DATA LINES —
## start

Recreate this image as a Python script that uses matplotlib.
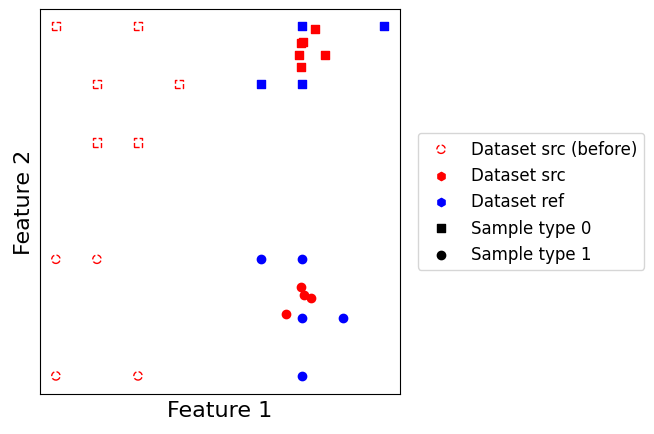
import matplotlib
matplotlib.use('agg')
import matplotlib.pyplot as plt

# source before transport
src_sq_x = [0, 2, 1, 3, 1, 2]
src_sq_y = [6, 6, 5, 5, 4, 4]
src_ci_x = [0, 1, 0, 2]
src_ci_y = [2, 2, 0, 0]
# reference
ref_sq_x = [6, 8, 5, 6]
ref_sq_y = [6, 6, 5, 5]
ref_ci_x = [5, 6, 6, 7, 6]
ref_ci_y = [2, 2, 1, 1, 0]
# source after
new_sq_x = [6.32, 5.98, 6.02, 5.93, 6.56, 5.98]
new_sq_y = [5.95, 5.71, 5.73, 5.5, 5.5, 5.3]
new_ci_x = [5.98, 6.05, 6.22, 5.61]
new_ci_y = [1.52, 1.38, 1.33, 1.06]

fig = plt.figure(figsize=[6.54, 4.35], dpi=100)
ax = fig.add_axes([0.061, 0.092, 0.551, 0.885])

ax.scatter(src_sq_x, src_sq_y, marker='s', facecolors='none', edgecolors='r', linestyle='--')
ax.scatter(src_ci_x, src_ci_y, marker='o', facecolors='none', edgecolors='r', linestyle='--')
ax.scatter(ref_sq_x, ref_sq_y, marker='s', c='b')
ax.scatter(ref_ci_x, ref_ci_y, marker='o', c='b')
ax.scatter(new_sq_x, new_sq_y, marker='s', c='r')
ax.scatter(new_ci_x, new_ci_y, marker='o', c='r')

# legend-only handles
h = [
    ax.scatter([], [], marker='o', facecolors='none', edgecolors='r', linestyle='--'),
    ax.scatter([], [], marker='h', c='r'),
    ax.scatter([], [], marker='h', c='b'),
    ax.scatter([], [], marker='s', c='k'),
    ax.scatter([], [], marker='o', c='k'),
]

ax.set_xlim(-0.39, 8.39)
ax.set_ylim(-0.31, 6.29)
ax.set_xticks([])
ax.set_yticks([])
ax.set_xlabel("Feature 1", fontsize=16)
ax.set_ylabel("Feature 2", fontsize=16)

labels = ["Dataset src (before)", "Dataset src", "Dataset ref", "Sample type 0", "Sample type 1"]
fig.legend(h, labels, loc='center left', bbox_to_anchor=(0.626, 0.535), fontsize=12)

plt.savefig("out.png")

## end

REQUIREMENTS —
Search the listing for the string "matplotlib". Copy each line where it turns up.

OUTPUT BELOW —
Recreate this image as a Python script that uses matplotlib.
import matplotlib
matplotlib.use('agg')
import matplotlib.pyplot as plt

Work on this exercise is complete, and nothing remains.